Editor’s Note: Jill Filipovic is a journalist based in New York and Nairobi, Kenya, and the author of the book “The H-Spot: The Feminist Pursuit of Happiness.” Follow her on Twitter. The opinions expressed in this commentary are solely those of the author. View more opinion articles on CNN.
The Trump administration’s latest efforts to undo more of Barack Obama’s efforts to slow climate change come as no surprise. Nothing gets this President more excited than trying to undo his predecessor’s legacy.
But his proposed new EPA rules – tagged with the laughable misnomer the “Affordable Clean Energy” rule – are not just vindictive, they are dangerous. The administration wants to allow coal-burning power plants to emit more deadly carbon and to give states greater leeway to allow big-money companies to pollute. The new rules would replace the Obama-era Clean Power Plan, which is aimed at reducing carbon emissions.
The proposal reflects a longstanding and fundamentally damaging idea in right-wing politics: That climate change is a matter of opinion, not fact, and that people who have no interest in the facts still deserve to hold political office.
The deluded perspective is not confined to America’s Republican Party. Conservatives in Australia have also latched on to the theory that climate change is debatable, and that efforts to fight it are a liberal conspiracy against big business.
The GOP has long been in the pocket of polluters, who have made clear that they are quite comfortable destroying the planet for our children and grandchildren in return for getting rich now. The party has helped to make this denialism politically feasible by systematically undermining the public education system and refusing the validity of scientific inquiry. Do they believe in evolution yet?
That the new Trump rules will cost thousands of lives – 1,400 every year by the EPA’s own admission – doesn’t seem to matter to this President and his GOP enablers, who put corporate profits first, ahead of citizens’ health. In this, they are joined by a base that seems willing to accept any lie, indignity or even undermining of health and life.
It’s a sad state of affairs – but also a real and growing threat to a country experiencing wild weather mood swings, the largest wildfires in recorded history, floods, droughts and on and on.
In any reasonable universe, those who deny basic scientific facts that connect this grim reality to humans’ role in global warming would be deemed unfit to hold office. Imagine a congressman who questioned whether gravity was real, or a senator who insisted the earth was flat. We would rightly say that they’re intellectually deficient, and that their bizarre theories mean they probably shouldn’t be making vital decisions that affect millions of Americans (not to mention billions more people around the world).

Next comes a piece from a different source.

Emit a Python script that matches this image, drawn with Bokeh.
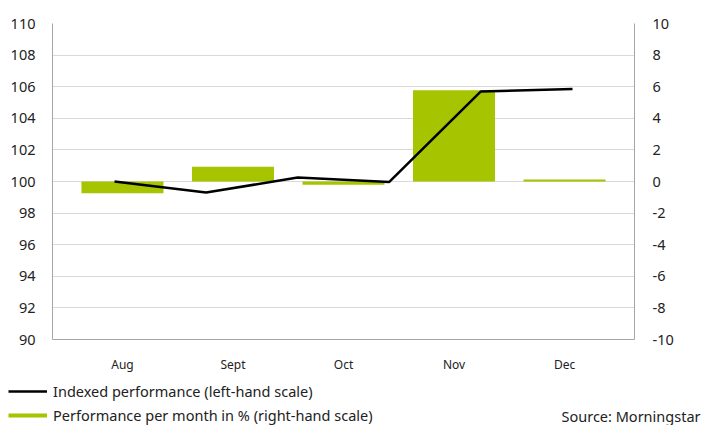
from bokeh.plotting import figure
from bokeh.layouts import column, row
from bokeh.models import (Range1d, LinearAxis, FixedTicker, Legend, LegendItem,
                          Label, ColumnDataSource)
from bokeh.embed import file_html
from bokeh.resources import INLINE

# ---- data ----
months = ["Aug", "Sept", "Oct", "Nov", "Dec"]
monthly_pct = [-0.75, 0.93, -0.2, 5.78, 0.12]
index_points = ["Start", "Aug", "Sept", "Oct", "Nov", "Dec"]
indexed_perf = [100.0, 99.3, 100.25, 99.97, 105.7, 105.85]
left_ticks = [90, 92, 94, 96, 98, 100, 102, 104, 106, 108, 110]
right_ticks = [-10, -8, -6, -4, -2, 0, 2, 4, 6, 8, 10]
legend_labels = ["Indexed performance (left-hand scale)",
                 "Performance per month in % (right-hand scale)"]
source_text = "Source: Morningstar"

FONT = "Noto Sans"
GREEN = "#A6C400"
AXIS_GRAY = "#a6a6a6"
GRID_GRAY = "#d9d9d9"
TXT = "#222222"

p = figure(width=702, height=375, output_backend="svg", toolbar_location=None,
           x_range=Range1d(-0.633, 4.633), y_range=Range1d(90, 110),
           min_border_left=52, min_border_right=68, min_border_top=23,
           min_border_bottom=30)
p.outline_line_color = None
p.extra_y_ranges = {"pct": Range1d(-10, 10)}
p.extra_x_ranges = {"line": Range1d(-0.677, 5.677)}

bar_src = ColumnDataSource(dict(x=list(range(len(months))), pct=monthly_pct))
line_src = ColumnDataSource(dict(x=list(range(len(index_points))), v=indexed_perf))

p.vbar(x="x", top="pct", bottom=0, width=0.742, source=bar_src,
       y_range_name="pct", fill_color=GREEN, line_color=None)
p.line(x="x", y="v", source=line_src, x_range_name="line",
       line_color="black", line_width=2.5)

# axes
xa = p.xaxis[0]
xa.ticker = FixedTicker(ticks=list(range(len(months))))
xa.major_label_overrides = {i: m for i, m in enumerate(months)}
xa.axis_line_color = AXIS_GRAY
xa.major_tick_line_color = None
xa.minor_tick_line_color = None
xa.major_label_standoff = 10
xa.major_label_text_font = FONT
xa.major_label_text_font_size = "12px"
xa.major_label_text_color = TXT

ya = p.yaxis[0]
ya.ticker = FixedTicker(ticks=left_ticks)
ya.axis_line_color = AXIS_GRAY
ya.major_tick_line_color = None
ya.minor_tick_line_color = None
ya.major_label_standoff = 11
ya.major_label_text_font = FONT
ya.major_label_text_font_size = "14.5px"
ya.major_label_text_color = TXT

ra = LinearAxis(y_range_name="pct", ticker=FixedTicker(ticks=right_ticks))
ra.major_label_overrides = {t: str(t) for t in right_ticks}
ra.axis_line_color = AXIS_GRAY
ra.major_tick_line_color = None
ra.minor_tick_line_color = None
ra.major_label_standoff = 12
ra.major_label_text_font = FONT
ra.major_label_text_font_size = "14.5px"
ra.major_label_text_color = TXT
p.add_layout(ra, "right")

p.xgrid.grid_line_color = None
p.ygrid.grid_line_color = GRID_GRAY
p.ygrid.ticker = FixedTicker(ticks=left_ticks)

# ---- legend strip ----
q = figure(width=702, height=50, output_backend="svg", toolbar_location=None,
           x_range=Range1d(0, 1), y_range=Range1d(0, 1),
           x_axis_location=None, y_axis_location=None,
           min_border_left=0, min_border_right=0, min_border_top=0,
           min_border_bottom=0)
q.grid.visible = False
q.outline_line_color = None
leg_line = q.line(x="x", y="v", source=line_src, line_color="black",
                  line_width=2.5, visible=False)
leg_bar = q.line(x="x", y="pct", source=bar_src, line_color=GREEN,
                 line_width=4, visible=False)

legend = Legend(items=[
    LegendItem(label=legend_labels[0], renderers=[leg_line]),
    LegendItem(label=legend_labels[1], renderers=[leg_bar]),
], location=(8, 0), padding=0, margin=0, border_line_color=None,
    background_fill_alpha=0, glyph_width=39, glyph_height=20, label_height=20,
    spacing=4, label_standoff=6, label_text_font=FONT,
    label_text_font_size="14.5px", label_text_color=TXT,
    inactive_fill_alpha=0)
q.add_layout(legend)

q.add_layout(Label(x=700, y=10, x_units="screen", y_units="screen",
                   text=source_text, text_align="right",
                   text_baseline="middle", text_font=FONT,
                   text_font_size="14.5px", text_color=TXT))

open("out.html", "w").write(file_html(column(p, row(q), spacing=0), INLINE))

But somehow climate change falls in a different category (along with, among a majority of evangelical protestants, for example, a disbelief in evolution).
It’s one thing to be ignorant – and, to be sure, many non-climate-change-denying Americans don’t understand the basics of climate change either. But most Americans also don’t understand the details of how a bill becomes law, how our court system works, or how the national budget gets set – all things we expect of our nationally elected officials.
Politicians should similarly be expected to understand the basic science of climate change, and to listen to the scientific experts instead of seeking out the few outliers who confirm their own half-baked beliefs.
Of course, Trump has appointed a series of cronies and amateurs to his cabinet, and he himself holds the highest office in the land, with zero previous experience for the job, zero intellectual curiosity, and zero ability to train his attention on just about anything other than Twitter and Fox News.
His presidency makes full mockery of the theory that those in charge should know anything at all. And with this latest green light to polluters and contaminators, all of us are again paying the price for that unapologetic greed and ignorance.